A 529 plan is a state-sponsored program that allows parents, relatives and friends to invest in a child’s (or any person’s) K-12 and college education. Almost all states and the District of Columbia offer some type of 529 plan. However, you don’t have to live in a particular state to take advantage of its plan. (Note: 529 refers to the tax code which derived this account and its related benefits)
How do you decide which 529 plan to use?
There are many articles and reviews of the various 529 plans online. Most people choose to use the one offered by their state of residence as there is often a state tax deduction. Others may choose the one that is affiliated with their broker-dealer of choice (like Schwab, Vanguard, etc). If you are considering setting up a 529 plan, take the time to research your options carefully.
What are its benefits?
Earnings in a 529 plan grow federally tax-deferred, which means your money has a chance to compound faster because you don’t have to pay taxes on current investment income or capital gains. Even better, withdrawals are tax-free as long as you use the money to pay for qualified education expenses, which typically include tuition, books, school supplies and room and board.
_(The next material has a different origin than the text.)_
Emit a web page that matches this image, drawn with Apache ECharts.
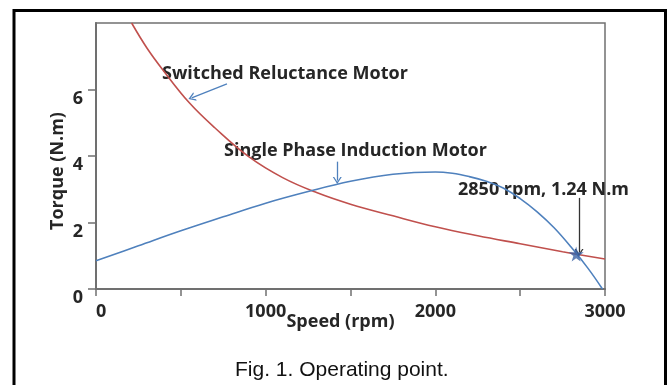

How should I set up the account?
Typically it is best to have the adult (parent, grandparent, etc) be the owner of the account and make the child/future student the beneficiary. This allows the adult to control the account and possibly reassign the funds to a new beneficiary in the future (see below)
When should I set up the account?
As noted above, the funds in these accounts grow tax-deferred and the withdrawals are also tax free when you withdrawn them for qualified education expenses. As a result, the accounts are the most powerful when you fund them “early and often” during a child’s life as it gives the funds a longer time frame to grow.
Are there contribution limits?
There are not direct limits on 529 plans but they are considered gifts (see above discussion of owner/beneficiary). Many choose to stay below the gift tax exemption level ($17,000 per person in 2023). There are ways to group your gift into one year and aggregate limits that vary by state. As always, it’s best to work with your financial advisor and specific plan before funding these accounts
What are the underlying investments?
The investment options will vary by plan/state. Most 529 college savings plans allow for a variety of investments, which may include index options, active management options, age-based portfolio, and others. Review the details on each investment and decide what works best in your situation
What if my child doesn’t use it?
529 funds need to be used for qualified education expenses. If your child doesn’t use the funds, you can change the beneficiary (to another child, yourself, your spouse, etc) – or even consider saving it for your child’s future education or save it for a future grandchild. There are also special rules that allow for penalty free withdrawals to take into account scholarships and to repay student loan balances. If you exhaust all other options, you can withdraw the funds and you will pay a 10% penalty and income tax on the earnings (not the original contributions).
As always, please consult your financial and tax advisor for assistance putting these plans to work for you and your family.